DT: Well, my book's better than your book. My friend Cristina says so.
PH: No, my book's better than your book. You see, I claim that addiction doesn't even exist.
DT: What? How dare you say that! I hate you!
Damian Thompson, modelling the new Michael Voris wig.
PH: Well, I'm sorry, but any addicts you see are purely a figment of your imagination.
DT: Look here, mate. Your brother Christopher may have been a lunatic left-wing atheist, but he was still much cleverer than you.
PH: Well, your sister Emma may be a lunatic left-wing atheist, but she's still much cleverer than you.
Emma Thompson expresses concerns over her brother Damian's latest meltdown.
DT: I'll get you for that. Wait until I write my Saturday column.

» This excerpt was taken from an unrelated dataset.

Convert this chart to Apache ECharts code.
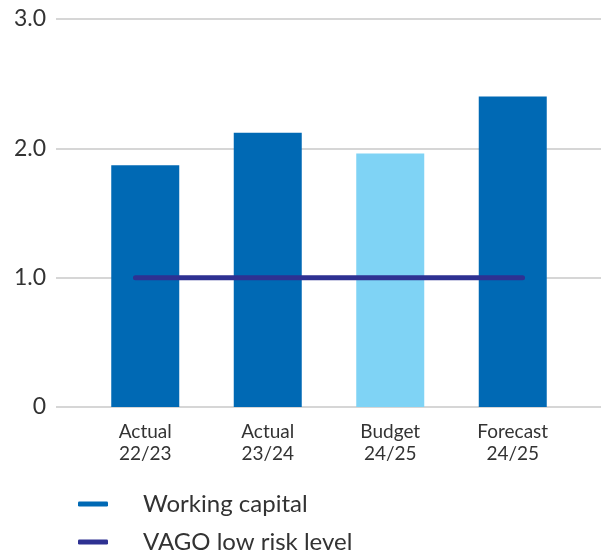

PH: Look, calm down, Damian. And please stop throwing cupcakes at me.
DT: I'll ruin you, as I did Johann Hari, David Cameron, and Keith O'Brien. Nobody will take you seriously again.
(Storms out, slams the door, and knocks over two secretaries, a security guard and a passing Monsignor. Returns to Telegraph Towers to launch a barrage of Twitter abuse and hostile blog posts. Phones Telegraph hit man and orders him to pour custard through Peter Hitchens's letter box.)
Preparing to fill Peter Hitchens's house full of custard.
PH: Sigh... it looks as though I'm not going to get that job on Telegraph blogs, after all.